Helena by Evelyn Waugh

published 1950  chapter 1







The ladies were putting themselves in order for the concert. Helena’s hair which at her lesson has hung in thick russet plaits was now maturely dressed and bedizened; she wore a robe of embroidered silk which had come to her by dromedary and ship and pack mule and porter from distant China; her narrow slippers shone with stones and gold thread and when she had washed her arms and white forearms – ‘Helen of the white arms, fair among women’, she thought as she dabbled in the steaming limewater – she planted all sixteen various rings that had been the youngest sister’s share of her mother’s jewel-chest, firmly on her strong young fingers.

‘You look perfectly charming, child’ said her aunt, adjusting the fillet on Helena’s brow. ‘We won’t go in quite yet. The gentlemen have just gone to be sick.’





observations: This entry should be read in conjunction with the previous one on this book.

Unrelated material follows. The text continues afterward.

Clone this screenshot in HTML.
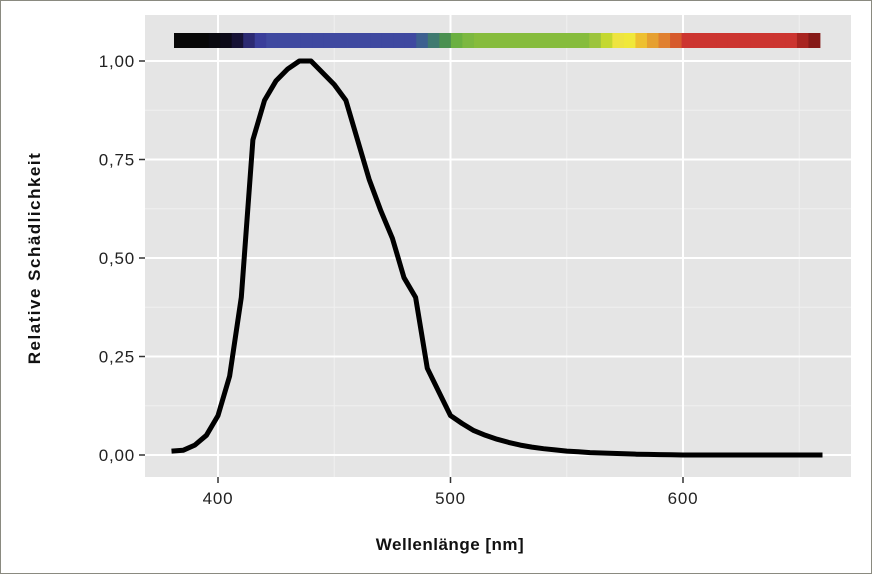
<!DOCTYPE html>
<html><head><meta charset="utf-8"><style>
html,body{margin:0;padding:0;background:#fff}
.f{position:absolute;left:0;top:0;width:870px;height:572px;border:1px solid #8a8a80}
</style></head><body>
<div class="f"></div>
<svg id="s" width="872" height="574" style="position:absolute;left:0;top:0" xmlns="http://www.w3.org/2000/svg" font-family="Liberation Sans, sans-serif"></svg>
<script>
var X=function(n){return 218+(n-400)*2.325};
var Y=function(v){return 455-v*394};
var h='';
h+='<rect x="145" y="15" width="706" height="462" fill="#e5e5e5"/>';
[0.125,0.375,0.625,0.875].forEach(function(v){h+='<line x1="145" x2="851" y1="'+Y(v)+'" y2="'+Y(v)+'" stroke="#f0f0f0" stroke-width="1"/>';});
[450,550,650].forEach(function(n){h+='<line y1="15" y2="477" x1="'+X(n)+'" x2="'+X(n)+'" stroke="#f0f0f0" stroke-width="1"/>';});
[0,0.25,0.5,0.75,1].forEach(function(v){h+='<line x1="145" x2="851" y1="'+Y(v)+'" y2="'+Y(v)+'" stroke="#fff" stroke-width="2"/>';
h+='<line x1="139" x2="145" y1="'+Y(v)+'" y2="'+Y(v)+'" stroke="#333" stroke-width="1.5"/>';
h+='<text x="135" y="'+(Y(v)+6)+'" text-anchor="end" font-size="17" letter-spacing="0.8" fill="#222">'+v.toFixed(2).replace('.',',')+'</text>';});
[400,500,600].forEach(function(n){h+='<line y1="15" y2="477" x1="'+X(n)+'" x2="'+X(n)+'" stroke="#fff" stroke-width="2"/>';
h+='<line y1="477" y2="483" x1="'+X(n)+'" x2="'+X(n)+'" stroke="#333" stroke-width="1.5"/>';
h+='<text x="'+X(n)+'" y="504" text-anchor="middle" font-size="17" letter-spacing="0.8" fill="#222">'+n+'</text>';});
var c=['#080808','#080808','#080808','#0a0a10','#0c0a18','#161235','#2c2a72','#3a3e9a'];
for(var i=8;i<21;i++)c.push('#3f49a0');
c=c.concat(['#3d6090','#3f7a70','#4a9050','#6ab040','#7cb840']);
for(i=26;i<36;i++)c.push('#86bc3c');
c=c.concat(['#9cc43c','#c4d830','#eee440','#f0e83a','#eec030','#e6a030','#e08030','#d65a2c']);
for(i=44;i<54;i++)c.push('#cc3530');
c=c.concat(['#a82420','#861a18']);
var w=(820-174)/56;
c.forEach(function(col,i){h+='<rect x="'+(174+i*w)+'" y="33" width="'+(w+0.4)+'" height="15" fill="'+col+'"/>';});
var d=[.01,.012,.025,.05,.1,.2,.4,.8,.9,.95,.98,1,1,.97,.94,.9,.8,.7,.62,.55,.45,.4,.22,.16,.1,.08,.062,.05,.04,.032,.025,.02,.016,.013,.01,.008,.006,.005,.004,.003,.002,.0015,.001,.0005,0,0,0,0,0,0,0,0,0,0,0,0,0];
var p=d.map(function(v,i){return X(380+i*5).toFixed(1)+','+Y(v).toFixed(1)}).join(' ');
h+='<polyline points="'+p+'" fill="none" stroke="#000" stroke-width="5" stroke-linejoin="round"/>';
h+='<text x="450" y="550" text-anchor="middle" font-size="17" letter-spacing="0.5" font-weight="bold" fill="#111">Wellenlänge [nm]</text>';
h+='<text transform="translate(40,258) rotate(-90)" text-anchor="middle" font-size="17" letter-spacing="1.5" font-weight="bold" fill="#111">Relative Schädlichkeit</text>';
document.getElementById('s').innerHTML=h;
</script>
</body></html>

Clothes in Books frequently quotes from the letters of Evelyn Waugh, and it’s just as well we do have backup here: there is a scene in which Helena indulges in a fantasy about horses which is plainly sexual, as Waugh confirms in a letter; and after her wedding-night she goes hunting ‘to solace her man-made hurt… heal her maidenhead’. This would not usually be found in a life of a saint. (And there’s no point reading the book in the hope of a lot more sexy bits.) Apart from anything else, most female saints are virgins, not many are mothers: Helena’s son is Constantine the Great, and she herself is supposed to have found the remains of the True Cross.

What we all know about the True Cross is that the relics of it throughout the world by the time of the Reformation were sufficient to build Noah’s Ark. 

Except! 

No!

Waugh says there is a saintly priest who has done the calculation: worked out how much wood it would take to make a cross, and then added up all the known relics. And the known splinters are MUCH less than the wood available. That is not, or course, to say that all the relics were real, but it’s interesting all the same.

The fillet is a jewelled band across the forehead, and bedizened means highly-decorated.

Links on the blog: Evelyn Waugh dealt with Chinese robes in Brideshead Revisited too. Other Princesses include Margaret, Diana, and the Little Princess.

The picture is by George Hendrik Breitner, and can be found on Wikimedia Commons.

Comments

  1. Moira - I always find it interesting when saints or famous people, etc., are portrayed as just...normal people. I like that 'human touch.' Interesting information about the relics too.